Roanoke Times Copyright (c) 1995, Landmark Communications, Inc. DATE: FRIDAY, December 10, 1993 TAG: 9312100222 SECTION: VIRGINIA PAGE: B-1 EDITION: METRO SOURCE: LAURA WILLIAMSON STAFF WRITER DATELINE: LENGTH: Long
"One thing about [Gov. Douglas] Wilder, he hasn't treated educators well," said Rob Jones, president of the Virginia Education Association. "It would be an easy act to follow."
But whether Allen will be an eager suitor remains unclear.
Allen transition spokesman Ken Stroupe would say only that the governor-elect has a history of building coalitions and will be willing to work with any organization, regardless of party affiliation.
Despite its traditional backing of state Democratic tickets, the VEA has no official party affiliation, said Gary Waldo, director of the Roanoke-area arm of the VEA.
"Don't take us for granted," may be the message Jones is trying to send, Waldo said. "There is a feeling sometimes the Democratic Party has assumed that we have nowhere to go."
Not so, said state Democratic Party Chairman Mark Warner.
"The Democratic Party does not take lightly the support it's gotten from teachers around the state," Warner said. "I don't think the Democratic Party has taken teachers for granted - ever."
Jones has made no secret of his resentment toward Wilder. At the VEA's annual conference in April, he blasted Wilder for failing to come through on six promises he made to teachers during the 1989 gubernatorial campaign - including raising teachers' salaries above the national average.
"The feeling was, in 1989, that we had done a great deal - a tremendous deal - to elect Doug Wilder," said Waldo, who credited the VEA's 50,000 members with producing 100,000 to 200,000 votes for Wilder.
Resentment built in large part, he said, not just because of the broken promises, but because teachers had less access to Wilder than they did to former Democratic governors Charles Robb and Gerald Baliles.
"I think there is a feeling that [Allen] is trying to build bridges in a way that will last," Waldo said. "Governor Wilder has kind of cut us off in the last couple of years."

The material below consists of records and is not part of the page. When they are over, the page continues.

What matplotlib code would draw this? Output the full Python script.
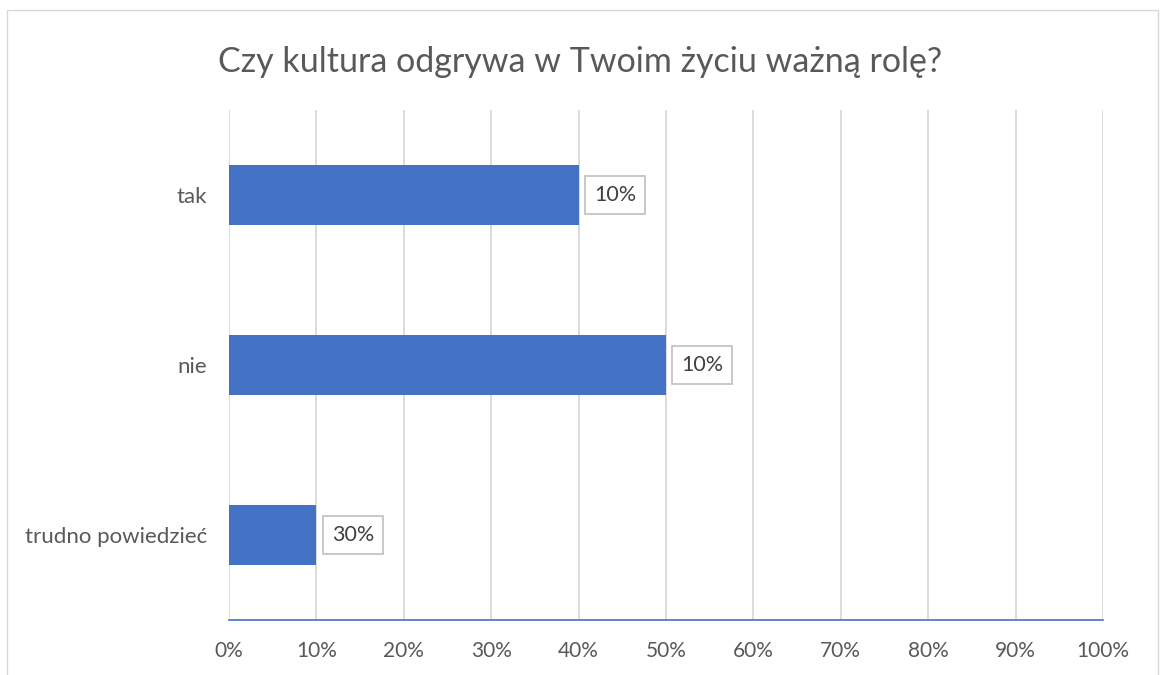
import matplotlib
matplotlib.use("Agg")
import matplotlib.pyplot as plt
from matplotlib.patches import Rectangle
from matplotlib.ticker import FuncFormatter

plt.rcParams['font.family'] = ['Lato', 'DejaVu Sans']

categories = ["tak", "nie", "trudno powiedzieć"]
values = [0.40, 0.50, 0.10]
data_labels = ["10%", "10%", "30%"]
xticks = [i / 10 for i in range(11)]

BAR = "#4472C4"
GRID = "#D9D9D9"
TXT = "#595959"

fig = plt.figure(figsize=(11.6, 6.75), dpi=100)
fig.patch.set_facecolor("white")
# outer chart border
fig.patches.append(Rectangle((7/1160, -0.01), (1158-7)/1160, 1 - 10/675 + 0.01,
                             transform=fig.transFigure, fill=False,
                             edgecolor="#D9D9D9", linewidth=1.0))

ax = fig.add_axes([229/1160, 1 - 620/675, (1103-229)/1160, (620-110)/675])
y = list(range(len(categories)))[::-1]
ax.barh(y, values, height=0.353, color=BAR, zorder=3)
ax.set_xlim(0, 1)
ax.set_ylim(-0.5, len(categories) - 0.5)
ax.set_xticks(xticks)
ax.xaxis.set_major_formatter(FuncFormatter(lambda v, p: f"{round(v*100)}%"))
ax.set_yticks(y)
ax.set_yticklabels(categories)
ax.tick_params(axis="x", length=0, labelsize=15, labelcolor=TXT, pad=15)
ax.tick_params(axis="y", length=0, labelsize=16, labelcolor=TXT, pad=16)
ax.grid(axis="x", color=GRID, linewidth=1.3, zorder=0)
for s in ["top", "right", "left"]:
    ax.spines[s].set_visible(False)
ax.spines["bottom"].set_color(BAR)
ax.spines["bottom"].set_linewidth(1.2)

for yi, v, lab in zip(y, values, data_labels):
    ax.annotate(lab, xy=(v, yi), xytext=(11, 0), textcoords="offset points",
                ha="left", va="center", fontsize=15.5, color="#404040", zorder=4,
                bbox=dict(boxstyle="square,pad=0.42", facecolor="white",
                          edgecolor="#BFBFBF", linewidth=1.2))

fig.text(0.5, 1 - 62/675, "Czy kultura odgrywa w Twoim życiu ważną rolę?",
         ha="center", va="center", fontsize=24.5, color=TXT)

fig.savefig("out.png", dpi=100)
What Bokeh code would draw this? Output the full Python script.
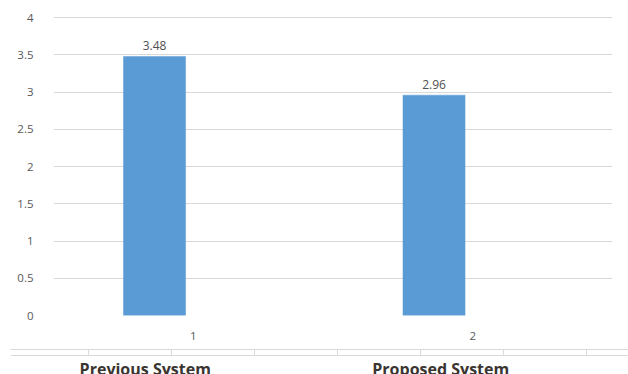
from bokeh.plotting import figure
from bokeh.layouts import column
from bokeh.models import Range1d, FixedTicker, ColumnDataSource, LinearAxis, Span
from bokeh.core.properties import value
from bokeh.embed import file_html
from bokeh.resources import INLINE

# ---- data ----
categories = [1, 2]
scores = [3.48, 2.96]
score_labels = ["3.48", "2.96"]
x_tick_labels = ["1", "2"]
group_labels = ["Previous System", "Proposed System"]
y_ticks = [0, 0.5, 1, 1.5, 2, 2.5, 3, 3.5, 4]
y_tick_labels = ["0", "0.5", "1", "1.5", "2", "2.5", "3", "3.5", "4"]

# ---- style / layout constants ----
W = 628
TOP_H = 346
BOT_H = 374 - TOP_H
FRAME_L, FRAME_R = 53, 612
PX_PER_UNIT = (FRAME_R - FRAME_L) / 2.0
BAR_SHIFT = -0.1386
BAR_W = 0.222
BAR_COLOR = "#5b9bd5"
GRID_COLOR = "#d9d9d9"
FONT = "Open Sans"
Y_PAD = 0.03

p = figure(width=W, height=TOP_H, output_backend="svg", toolbar_location=None,
           x_range=Range1d(0.5, 2.5), y_range=Range1d(0, 4 + Y_PAD),
           min_border_left=FRAME_L, min_border_right=W - FRAME_R,
           min_border_top=15, min_border_bottom=31)
p.outline_line_color = None
p.background_fill_color = "white"
p.border_fill_color = "white"

src = ColumnDataSource(dict(
    x=[c + BAR_SHIFT for c in categories], top=scores, label=score_labels))
p.vbar(x="x", top="top", width=BAR_W, bottom=0, source=src,
       fill_color=BAR_COLOR, line_color=BAR_COLOR, line_width=0.5)
p.text(x="x", y="top", text="label", source=src, text_align="center",
       text_baseline="bottom", y_offset=-6, text_font=value(FONT),
       text_font_size="12px", text_color="#505050")

# axes
p.yaxis.ticker = FixedTicker(ticks=y_ticks)
p.yaxis.major_label_overrides = {t: l for t, l in zip(y_ticks, y_tick_labels)}
p.yaxis.axis_line_color = None
p.yaxis.major_tick_line_color = None
p.yaxis.minor_tick_line_color = None
p.yaxis.major_label_standoff = 14
p.yaxis.major_label_text_font = FONT
p.yaxis.major_label_text_font_size = "11.5px"
p.yaxis.major_label_text_color = "#595959"

p.xaxis.ticker = FixedTicker(ticks=categories)
p.xaxis.major_label_overrides = {c: l for c, l in zip(categories, x_tick_labels)}
p.xaxis.axis_line_color = None
p.xaxis.major_tick_line_color = None
p.xaxis.minor_tick_line_color = None
p.xaxis.major_label_standoff = 10
p.xaxis.major_label_text_font = FONT
p.xaxis.major_label_text_font_size = "11.5px"
p.xaxis.major_label_text_color = "#595959"

p.ygrid.ticker = FixedTicker(ticks=y_ticks)
p.ygrid.grid_line_color = GRID_COLOR
p.ygrid.grid_line_width = 1
p.xgrid.grid_line_color = None

# ---- bottom strip with group labels ----
B_L = 10
bx0 = 0.5 - (FRAME_L - B_L) / PX_PER_UNIT
bx1 = 2.5 + (W - FRAME_R) / PX_PER_UNIT
b = figure(width=W, height=BOT_H, output_backend="svg", toolbar_location=None,
           x_range=Range1d(bx0, bx1), y_range=Range1d(BOT_H - 3, 0),
           min_border_left=B_L, min_border_right=0, min_border_top=3,
           min_border_bottom=0)
b.outline_line_color = None
b.xaxis.visible = False
b.yaxis.visible = False
b.xgrid.grid_line_color = None
b.ygrid.grid_line_color = None

sep_start = 0.5 + (88 - FRAME_L) / PX_PER_UNIT
sep_step = 83 / PX_PER_UNIT
seps = [sep_start + k * sep_step for k in range(7)]
ax = LinearAxis(ticker=FixedTicker(ticks=seps),
                major_label_overrides={s: "" for s in seps},
                major_tick_in=6, major_tick_out=0, minor_tick_line_color=None,
                axis_line_color=GRID_COLOR, major_tick_line_color=GRID_COLOR,
                major_label_standoff=0)
b.add_layout(ax, "above")
b.add_layout(Span(location=6, dimension="width", line_color=GRID_COLOR, line_width=1))

label_shift_px = [-48, -32]
lsrc = ColumnDataSource(dict(
    x=[c + s / PX_PER_UNIT for c, s in zip(categories, label_shift_px)],
    y=[8, 8], t=group_labels))
b.text(x="x", y="y", text="t", source=lsrc, text_align="center",
       text_baseline="top", text_font=value(FONT), text_font_style="bold",
       text_font_size="16px", text_color="#3a3530")

layout = column(p, column(b))
open("out.html", "w").write(file_html(layout, INLINE))
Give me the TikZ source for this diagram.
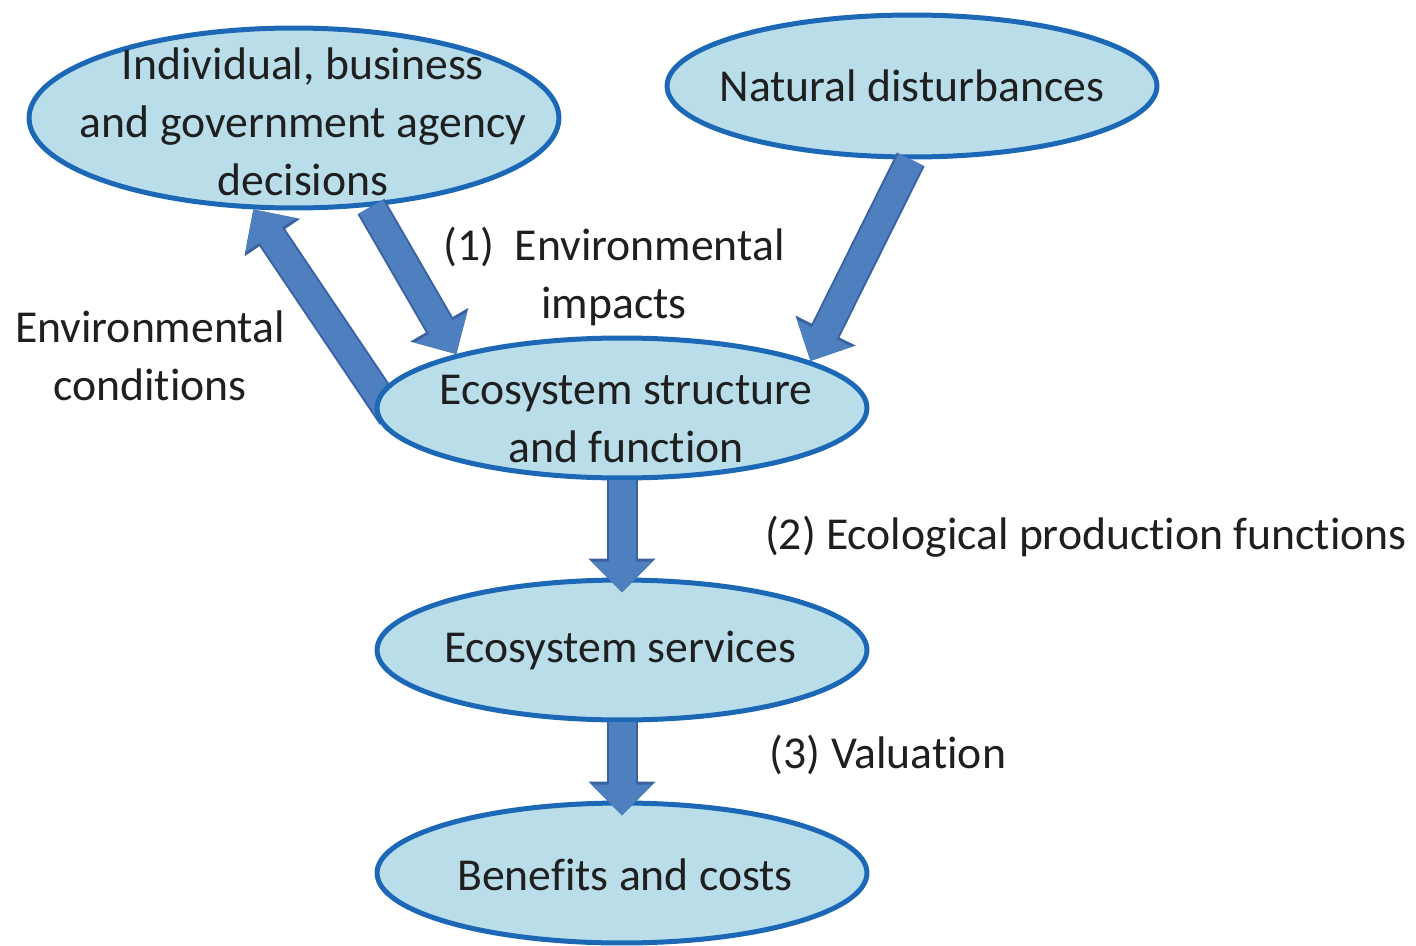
\documentclass[tikz,border=0pt]{standalone}
\usepackage{fontspec}
\setmainfont{Carlito}[Ligatures=NoCommon]
\usetikzlibrary{shapes.geometric,arrows.meta,calc}
\definecolor{bubblefill}{RGB}{185,222,234}
\definecolor{bubbleline}{RGB}{28,104,182}
\definecolor{flowblue}{RGB}{78,128,192}
\definecolor{flowedge}{RGB}{58,98,160}
\pgfdeclarelayer{back}
\pgfsetlayers{back,main}

\begin{document}
\begin{tikzpicture}[x=0.02cm, y=-0.02cm,
		bubble/.style={ellipse, draw=bubbleline, line width=0.1cm, fill=bubblefill, inner sep=0pt},
		txt/.style={align=center, font=\fontsize{26}{33}\selectfont, inner sep=0pt, text=black!88},
		flow/.style={draw=flowblue, line width=0.54cm, -{Triangle[width=1.18cm, length=0.62cm]},
			preaction={draw=flowedge, line width=0.62cm, -{Triangle[width=1.3cm, length=0.68cm]}}}]
		%%%%% START %%%%%
		
		\useasboundingbox (0,0) rectangle (1416,946);
		
		\node[bubble, minimum width=10.6cm, minimum height=3.6cm] (dec) at (294,118) {};
		\node[bubble, minimum width=9.8cm, minimum height=2.84cm] (nat) at (912,86) {};
		\node[bubble, minimum width=9.8cm, minimum height=2.8cm] (eco) at (622,408) {};
		\node[bubble, minimum width=9.8cm, minimum height=2.8cm] (serv) at (622,650) {};
		\node[bubble, minimum width=9.8cm, minimum height=2.8cm] (ben) at (622,873) {};
		
		\draw[flow] (dec.311) -- (eco.162.5);
		\begin{pgfonlayer}{back}
			\draw[flow] ($(eco.177)!-0.5cm!(dec.246)$) -- (dec.246);
		\end{pgfonlayer}
		\draw[flow] (nat.269) -- (eco.14.6);
		\draw[flow] (eco.south) -- ([yshift=-0.3cm]serv.north);
		\draw[flow] (serv.south) -- ([yshift=-0.3cm]ben.north);
		
		\node[txt] (dec-t) at (303,122) {Individual, business\\and government agency\\decisions};
		\node[txt] (nat-t) at (912,86) {Natural disturbances};
		\node[txt] (eco-t) at (626,419) {Ecosystem structure\\and function};
		\node[txt] (serv-t) at (620,650) {Ecosystem services};
		\node[txt] (ben-t) at (625,875) {Benefits and costs};
		
		\node[txt] (impact) at (614,276) {(1)~~Environmental\\impacts};
		\node[txt] (cond) at (150,356) {Environmental\\conditions};
		\node[txt] (prod) at (1086,537) {(2) Ecological production functions};
		\node[txt] (value) at (888,755) {(3) Valuation};
		
		%%%%% END %%%%%
\end{tikzpicture}
\end{document}
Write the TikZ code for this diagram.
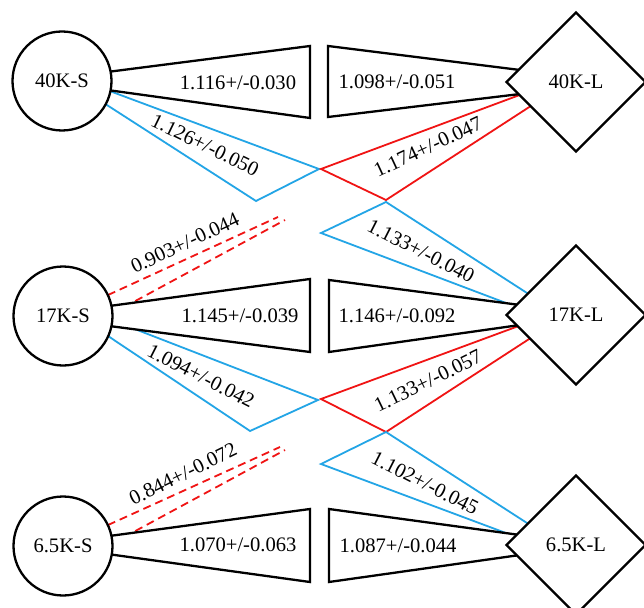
\documentclass[tikz,border=0pt]{standalone}
\usepackage{fontspec}
\setmainfont{Liberation Serif}
\usetikzlibrary{shapes.geometric,backgrounds}
\definecolor{lblue}{RGB}{35,165,230}
\definecolor{lred}{RGB}{240,20,20}
\begin{document}
\begin{tikzpicture}[x=1bp,y=-1bp,
  every node/.style={font=\fontsize{20.6bp}{24bp}\selectfont},
  snode/.style={circle,draw,line width=2.3bp,fill=white,minimum size=99bp,inner sep=0pt,outer sep=0pt},
  lnode/.style={diamond,draw,line width=2.3bp,fill=white,minimum size=139bp,inner sep=0pt,outer sep=0pt},
  wedgebox/.style={draw,line width=2.3bp,fill=white,line join=miter},
  blueline/.style={draw=lblue,line width=1.8bp},
  redline/.style={draw=lred,line width=1.8bp},
  reddash/.style={draw=lred,line width=1.8bp,dash pattern=on 8bp off 5bp},
  lab/.style={inner sep=0pt}]
\useasboundingbox (0,0) rectangle (644,608);

% nodes
\node[snode] (s40) at (62,81) {40K-S};
\node[snode] (s17) at (63,316) {17K-S};
\node[snode] (s6) at (63,546) {6.5K-S};
\node[lnode] (l40) at (576,82) {40K-L};
\node[lnode] (l17) at (576,315) {17K-L};
\node[lnode] (l6) at (576,545) {6.5K-L};

% coordinates of wedge tips
\coordinate (a40t) at (310,46);  \coordinate (a40b) at (310,118);
\coordinate (a17t) at (310,279); \coordinate (a17b) at (310,352);
\coordinate (a6t) at (310,509);  \coordinate (a6b) at (310,582);
\coordinate (b40t) at (328,46);  \coordinate (b40b) at (328,117);
\coordinate (b17t) at (329,280); \coordinate (b17b) at (329,352);
\coordinate (b6t) at (329,509);  \coordinate (b6b) at (329,582);

\coordinate (bs40r) at (319,169); \coordinate (bs40d) at (256,201);
\coordinate (rl40l) at (321,169); \coordinate (rl40d) at (386,200);
\coordinate (ds17u) at (278,217); \coordinate (ds17l) at (285,220);
\coordinate (bs17r) at (318,400); \coordinate (bs17d) at (250,431);
\coordinate (bl17u) at (386,202); \coordinate (bl17l) at (321,233);
\coordinate (rl17l) at (321,399); \coordinate (rl17d) at (386,432);
\coordinate (ds6u) at (280,447);  \coordinate (ds6l) at (285,450);
\coordinate (bl6u) at (386,432);  \coordinate (bl6l) at (321,464);

\begin{scope}[on background layer]
\fill[white] (0,0) rectangle (644,608);
% coloured connectors
\draw[blueline] (s40.-12) -- (bs40r) -- (bs40d) -- (s40.-28);
\draw[redline] (l40.193) -- (rl40l) -- (rl40d) -- (l40.208);
\draw[reddash] (s17.25) -- (ds17u);
\draw[reddash] (s17.3) -- (ds17l);
\draw[blueline] (s17.-5) -- (bs17r) -- (bs17d) -- (s17.-24);
\draw[blueline] (l17.156) -- (bl17u) -- (bl17l) -- (l17.172);
\draw[redline] (l17.191) -- (rl17l) -- (rl17d) -- (l17.207);
\draw[reddash] (s6.25) -- (ds6u);
\draw[reddash] (s6.3) -- (ds6l);
\draw[blueline] (l6.156) -- (bl6u) -- (bl6l) -- (l6.172);
% black wedges
\draw[wedgebox] (s40.11) -- (a40t) -- (a40b) -- (s40.-11) -- cycle;
\draw[wedgebox] (s17.12) -- (a17t) -- (a17b) -- (s17.-12) -- cycle;
\draw[wedgebox] (s6.12) -- (a6t) -- (a6b) -- (s6.-10) -- cycle;
\draw[wedgebox] (l40.168) -- (b40t) -- (b40b) -- (l40.192) -- cycle;
\draw[wedgebox] (l17.170) -- (b17t) -- (b17b) -- (l17.190) -- cycle;
\draw[wedgebox] (l6.170) -- (b6t) -- (b6b) -- (l6.190) -- cycle;
\end{scope}

% labels
\node[lab] (t1) at (238,83) {1.116+/-0.030};
\node[lab] (t2) at (397,82) {1.098+/-0.051};
\node[lab,rotate=-26] (t3) at (205,145) {1.126+/-0.050};
\node[lab,rotate=25] (t4) at (428,147) {1.174+/-0.047};
\node[lab,rotate=25] (t5) at (185,243) {0.903+/-0.044};
\node[lab] (t6) at (240,316) {1.145+/-0.039};
\node[lab] (t7) at (397,316) {1.146+/-0.092};
\node[lab,rotate=-27] (t8) at (201,376) {1.094+/-0.042};
\node[lab,rotate=-27] (t9) at (421,251) {1.133+/-0.040};
\node[lab,rotate=26] (t10) at (428,381) {1.133+/-0.057};
\node[lab,rotate=26] (t11) at (183,474) {0.844+/-0.072};
\node[lab] (t12) at (238,545) {1.070+/-0.063};
\node[lab] (t13) at (398,546) {1.087+/-0.044};
\node[lab,rotate=-27] (t14) at (425,483) {1.102+/-0.045};
\end{tikzpicture}
\end{document}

Jones said Allen now has the opportunity to broaden his support by going after teachers, one of three Democratic mainstays along with labor and minorities.
There is precedent for VEA support of Republicans.
For the first time, the VEA's political action committee played both sides by endorsing gubernatorial candidates Mary Sue Terry and Republican Clinton Miller in April. It shifted its endorsement solely to Terry after Allen became the Republican nominee.
At the local level, VEA chapters often have endorsed moderate Republican candidates for the General Assembly, Waldo said.
But not without raising the hackles of some Democrats.
"We caught hell," said Waldo, when the teachers' organization endorsed Malfourd "Bo" Trumbo, a Republican, for the House of Delegates in 1989. Teachers endorsed him again in his successful state Senate campaign in 1991.
"Some fairly prominent area and regional legislators really were very critical of us," Waldo said, "like we were guilty of treason."
"We are not an appendage of any political party."
Waldo emphasized that the VEA would support any legislator or candidate it found to be a "friend of education." Any move to build better relations with Republicans should not be taken as an effort to sever existing good relations with Democrats, he added.
Trumbo said there were just as many Republicans as Democrats in the VEA and that a marriage between his party and the teachers' organization was not such a farfetched idea.
"I think it would be a grand union," he said. "I don't think we're that far apart on some issues."
Waldo said Trumbo continued to garner support from local teachers because of his concern for educational disparities, support of binding arbitration and efforts to raise the number of teachers paid for by the state.
But Trumbo departs from many in his party in his support for closing the spending gap between Virginia's rich and poor school districts. And Allen has made clear he prefers to address the problem by tightening academic standards rather than by sending more money to rural and inner-city schools.
Still, Jones remains optimistic.
"When I just try to step back and look at the big picture, I see [Allen] as a public school advocate," he said.
He is also hopeful that more Republicans - like Trumbo - will come forward to work on the disparity issue.
"I see an opportunity to build a coalition," he said.
Bob Hollsworth, a Virginia Commonwealth University political analyst, said the chances for a coalition may be stronger because several recently elected Republican members of the House of Delegates come from the rural corners of the state, which are most affected by the spending gap.
"I think disparity is primarily a rural-urban issue," he said, not a Republican-Democrat one.
Hollsworth said state Democrats have more than money at stake if the VEA switches camps.
Teachers do a lot of work during campaigns and hold a significant amount of political influence statewide, he said.
But Hollsworth doubted the Allen camp would come courting unless the VEA embraced back-to-basics school reforms, merit pay for teachers and other popular Republican issues, such as school vouchers.
"I think simply the prospect of getting some VEA people in their corner won't make the Republicans want to rush to join them," he said.